I've always been that way about my money. I would rather see my money used for home missions than for foreign missions. I like to see results. In the case of foreign missions, I never know how my money is being handled nor what it does for people. To be sure, this man repaid me, but if he had not, I would still prefer home missionary work. That may not be the right attitude, but it's the way I feel.
This new-fangled city living didn't take all the country out of us boys right away. We often went hiking along the creek that runs through the south end of Hamlin. One day we slipped out of our clothes and were swimming in the Orient Lake when a group of women and little kids came to fish in the lake. Boy, I thought we were in trouble for sure this time. But Joel came to the rescue. He always was a smooth talker, and this time it paid off for all of us. He yelled out to them that we were swimming without our swim suits, and if they would go back around the bend, we would be out in about three minutes and then they could come on and fish. They did and all was well.
Soon after we moved to Hamlin we owned an old Dodge car, about a 1918 model. It was probably the one we drove to Gorman, although we did own two other Dodges through the years.

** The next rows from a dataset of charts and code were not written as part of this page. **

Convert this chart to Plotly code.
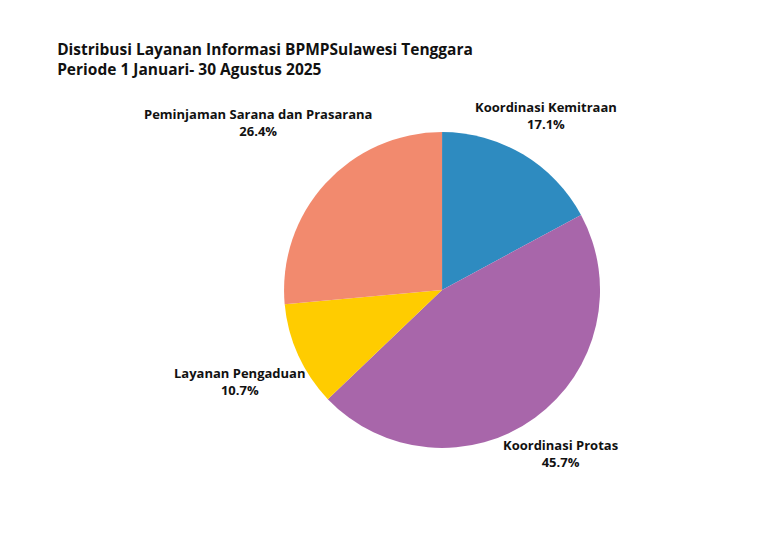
import math
import plotly.graph_objects as go

# data
kategori = ["Koordinasi Kemitraan", "Koordinasi Protas", "Layanan Pengaduan",
            "Peminjaman Sarana dan Prasarana"]
persen = [17.1, 45.7, 10.7, 26.4]
warna = ["#2E8BC0", "#A866AA", "#FFCC00", "#F28A6E"]

W, H = 768, 543
dom_x = [0.3594, 0.7709]
dom_y = [0.1897, 0.7716]

fig = go.Figure(go.Pie(
    labels=kategori,
    values=persen,
    sort=False,
    direction="clockwise",
    rotation=0,
    marker=dict(colors=warna, line=dict(width=0)),
    textinfo="none",
    domain=dict(x=dom_x, y=dom_y),
    showlegend=False,
    hoverinfo="label+percent",
))

# label luar: ditaruh di sudut tengah tiap irisan
cx = (dom_x[0] + dom_x[1]) / 2 * W
cy = (1 - (dom_y[0] + dom_y[1]) / 2) * H
r = (dom_y[1] - dom_y[0]) * H / 2
total = sum(persen)
cum = 0
for lab, v in zip(kategori, persen):
    mid = (cum + v / 2) / total * 2 * math.pi
    cum += v
    s, c = math.sin(mid), -math.cos(mid)
    hw = len(lab) * 7.25 / 2
    d = 1.05 * r + hw * abs(s)
    px_, py_ = cx + d * s, cy + d * c
    fig.add_annotation(
        x=px_ / W, y=1 - py_ / H, xref="paper", yref="paper",
        text=f"<b>{lab}</b><br><b>{v:.1f}%</b>",
        showarrow=False, xanchor="center", yanchor="middle", align="center",
        font=dict(family="Open Sans", size=13, color="#111111"),
    )

fig.update_layout(
    width=W, height=H,
    margin={"r": 0, "t": 0, "l": 0, "b": 0},
    paper_bgcolor="white",
    title=dict(
        text="<b>Distribusi Layanan Informasi BPMPSulawesi Tenggara<br>Periode 1 Januari- 30 Agustus 2025</b>",
        x=0.064, xanchor="left", y=0.913, yanchor="top",
        font=dict(family="Open Sans", size=15.5, color="#111111"),
    ),
)

fig.write_html("out.html")
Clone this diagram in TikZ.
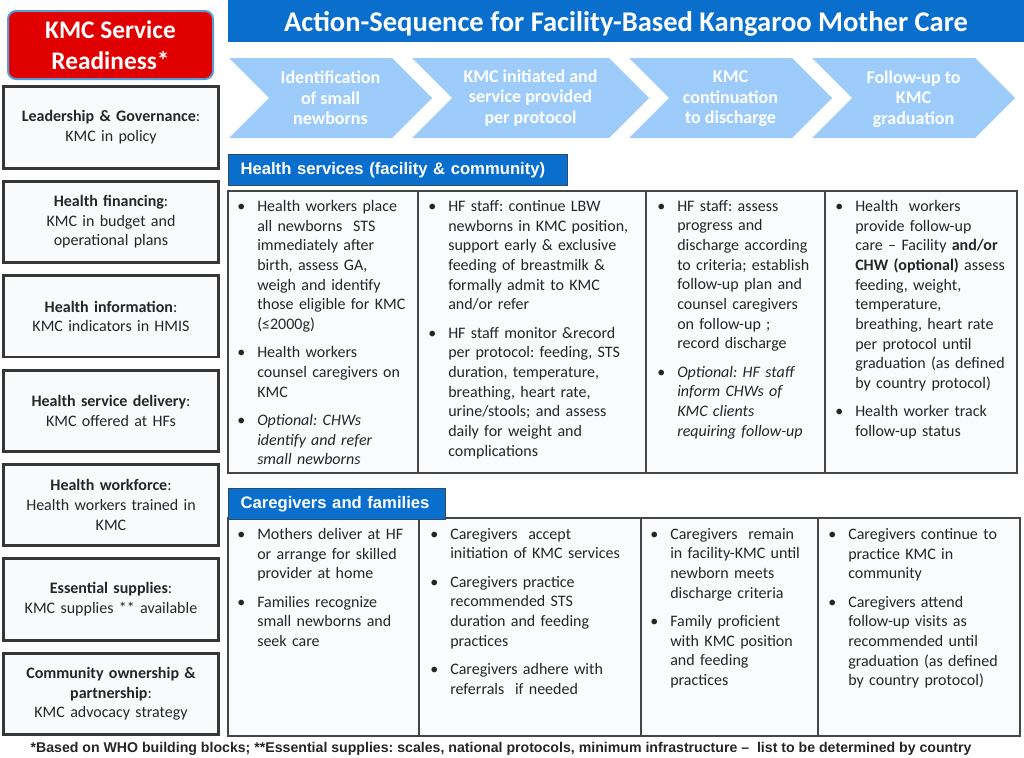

Anyway, this old car had so much play in the gears and the differential and the axles that you could let up slowly on the clutch, and when all the slack finally wound out of all the gears, the car would leap forward. And if the motor didn't die, you were off and going.
Our car shed opened to the alley. To get into the shed we had to drive up the alley, circle into the shed and stop the car just before it hit a solid board wall. At least it was a board wall, and we had thought it was solid until Albert proved differently. Anyhow, the wall separated the car from the back yard, which, in turn, connected with the back door of Mama's kitchen. Now, this back yard had within its boundaries a number of clotheslines, a storm cellar and a couple of huge mulberry trees, under which a dozen or so old laying hens reclined in shaded pools of dust and ashes while off duty from producing the better half of many nourishing breakfasts for a bunch of growing kids.